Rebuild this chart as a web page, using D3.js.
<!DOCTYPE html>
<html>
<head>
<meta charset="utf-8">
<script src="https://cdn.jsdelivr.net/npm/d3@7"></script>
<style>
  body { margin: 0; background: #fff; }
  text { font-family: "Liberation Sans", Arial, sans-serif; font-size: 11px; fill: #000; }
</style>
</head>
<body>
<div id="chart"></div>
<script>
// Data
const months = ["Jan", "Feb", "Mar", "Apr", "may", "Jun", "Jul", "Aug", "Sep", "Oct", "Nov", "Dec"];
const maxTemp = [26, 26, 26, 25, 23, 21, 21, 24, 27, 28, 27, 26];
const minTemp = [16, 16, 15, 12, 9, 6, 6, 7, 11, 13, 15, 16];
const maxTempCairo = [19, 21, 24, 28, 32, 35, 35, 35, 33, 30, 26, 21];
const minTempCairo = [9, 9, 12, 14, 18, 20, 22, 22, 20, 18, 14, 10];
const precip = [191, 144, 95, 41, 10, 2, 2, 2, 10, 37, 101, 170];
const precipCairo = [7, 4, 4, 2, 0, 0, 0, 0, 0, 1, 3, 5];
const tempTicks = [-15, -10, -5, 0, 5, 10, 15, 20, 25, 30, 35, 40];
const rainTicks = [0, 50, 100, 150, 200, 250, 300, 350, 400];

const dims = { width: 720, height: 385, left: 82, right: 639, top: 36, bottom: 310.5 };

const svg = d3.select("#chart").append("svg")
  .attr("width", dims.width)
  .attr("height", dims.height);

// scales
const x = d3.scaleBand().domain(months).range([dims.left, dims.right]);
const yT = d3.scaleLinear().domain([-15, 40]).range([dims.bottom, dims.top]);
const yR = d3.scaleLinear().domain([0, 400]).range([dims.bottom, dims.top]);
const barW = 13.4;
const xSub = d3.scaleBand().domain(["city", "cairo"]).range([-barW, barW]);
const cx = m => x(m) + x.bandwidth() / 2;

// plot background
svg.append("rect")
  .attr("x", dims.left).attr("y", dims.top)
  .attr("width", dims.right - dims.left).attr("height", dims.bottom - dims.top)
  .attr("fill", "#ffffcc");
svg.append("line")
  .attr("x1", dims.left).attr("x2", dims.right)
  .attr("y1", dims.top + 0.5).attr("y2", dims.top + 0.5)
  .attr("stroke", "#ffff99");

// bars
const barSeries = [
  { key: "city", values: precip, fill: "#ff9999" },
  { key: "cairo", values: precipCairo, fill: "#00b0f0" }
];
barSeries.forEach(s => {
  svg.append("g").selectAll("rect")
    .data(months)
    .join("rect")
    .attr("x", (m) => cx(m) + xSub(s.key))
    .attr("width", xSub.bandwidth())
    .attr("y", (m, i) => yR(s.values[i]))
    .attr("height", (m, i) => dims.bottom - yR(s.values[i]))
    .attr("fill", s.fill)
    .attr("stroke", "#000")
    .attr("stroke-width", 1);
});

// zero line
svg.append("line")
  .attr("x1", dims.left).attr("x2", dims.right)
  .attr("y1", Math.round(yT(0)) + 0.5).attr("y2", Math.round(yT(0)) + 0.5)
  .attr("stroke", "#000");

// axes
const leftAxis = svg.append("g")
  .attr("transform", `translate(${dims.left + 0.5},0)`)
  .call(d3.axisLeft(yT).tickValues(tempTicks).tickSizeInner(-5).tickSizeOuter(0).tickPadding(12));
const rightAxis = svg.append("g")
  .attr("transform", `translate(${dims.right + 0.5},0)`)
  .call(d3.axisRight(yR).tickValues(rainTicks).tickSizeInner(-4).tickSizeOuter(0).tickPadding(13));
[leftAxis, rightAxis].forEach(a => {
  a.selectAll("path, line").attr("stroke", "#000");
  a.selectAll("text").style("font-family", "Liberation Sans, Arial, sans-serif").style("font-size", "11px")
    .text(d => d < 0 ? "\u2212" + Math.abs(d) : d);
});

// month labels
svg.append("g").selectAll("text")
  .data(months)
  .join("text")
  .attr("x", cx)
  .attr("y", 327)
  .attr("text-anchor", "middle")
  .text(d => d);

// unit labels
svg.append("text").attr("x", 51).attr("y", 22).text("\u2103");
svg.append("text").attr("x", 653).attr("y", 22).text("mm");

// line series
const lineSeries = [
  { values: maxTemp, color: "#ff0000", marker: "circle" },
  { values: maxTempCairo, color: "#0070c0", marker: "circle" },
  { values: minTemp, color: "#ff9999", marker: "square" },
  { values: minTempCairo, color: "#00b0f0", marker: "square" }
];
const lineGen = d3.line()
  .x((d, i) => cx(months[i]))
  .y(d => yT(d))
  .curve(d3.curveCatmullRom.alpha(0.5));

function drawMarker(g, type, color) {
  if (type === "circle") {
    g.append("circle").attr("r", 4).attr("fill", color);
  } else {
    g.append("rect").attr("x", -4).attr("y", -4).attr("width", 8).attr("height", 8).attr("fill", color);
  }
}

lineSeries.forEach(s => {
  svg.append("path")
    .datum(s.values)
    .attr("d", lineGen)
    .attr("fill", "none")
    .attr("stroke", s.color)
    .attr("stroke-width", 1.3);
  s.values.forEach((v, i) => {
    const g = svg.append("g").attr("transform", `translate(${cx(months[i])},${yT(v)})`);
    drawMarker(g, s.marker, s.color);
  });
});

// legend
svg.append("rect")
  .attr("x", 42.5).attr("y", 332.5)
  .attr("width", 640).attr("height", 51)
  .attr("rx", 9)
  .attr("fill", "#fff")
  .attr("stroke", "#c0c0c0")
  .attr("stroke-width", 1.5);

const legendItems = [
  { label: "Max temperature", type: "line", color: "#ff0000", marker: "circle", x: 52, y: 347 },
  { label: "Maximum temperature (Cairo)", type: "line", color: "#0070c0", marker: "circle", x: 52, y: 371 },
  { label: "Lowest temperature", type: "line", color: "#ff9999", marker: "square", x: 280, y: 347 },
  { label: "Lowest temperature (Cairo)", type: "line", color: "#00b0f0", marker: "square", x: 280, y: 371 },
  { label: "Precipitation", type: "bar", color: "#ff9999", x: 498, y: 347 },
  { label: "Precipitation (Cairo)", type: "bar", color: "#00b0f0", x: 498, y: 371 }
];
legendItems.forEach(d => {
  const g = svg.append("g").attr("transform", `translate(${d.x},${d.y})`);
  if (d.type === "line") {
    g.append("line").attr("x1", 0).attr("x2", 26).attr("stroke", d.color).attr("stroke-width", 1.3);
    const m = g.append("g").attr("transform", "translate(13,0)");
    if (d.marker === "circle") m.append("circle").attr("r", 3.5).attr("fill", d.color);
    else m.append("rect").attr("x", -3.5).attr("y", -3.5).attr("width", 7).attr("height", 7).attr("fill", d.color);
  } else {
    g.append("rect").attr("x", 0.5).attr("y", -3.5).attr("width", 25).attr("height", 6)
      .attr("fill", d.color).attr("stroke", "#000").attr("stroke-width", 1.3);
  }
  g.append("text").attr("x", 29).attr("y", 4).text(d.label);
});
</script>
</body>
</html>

[WRITTEN REQUEST]
From the material above, gather all lines that include the string "chart" and copy them.

[RESPONSE TO THIS TASK]
Rebuild this chart as a web page, using D3.js.
<div id="chart"></div>
const svg = d3.select("#chart").append("svg")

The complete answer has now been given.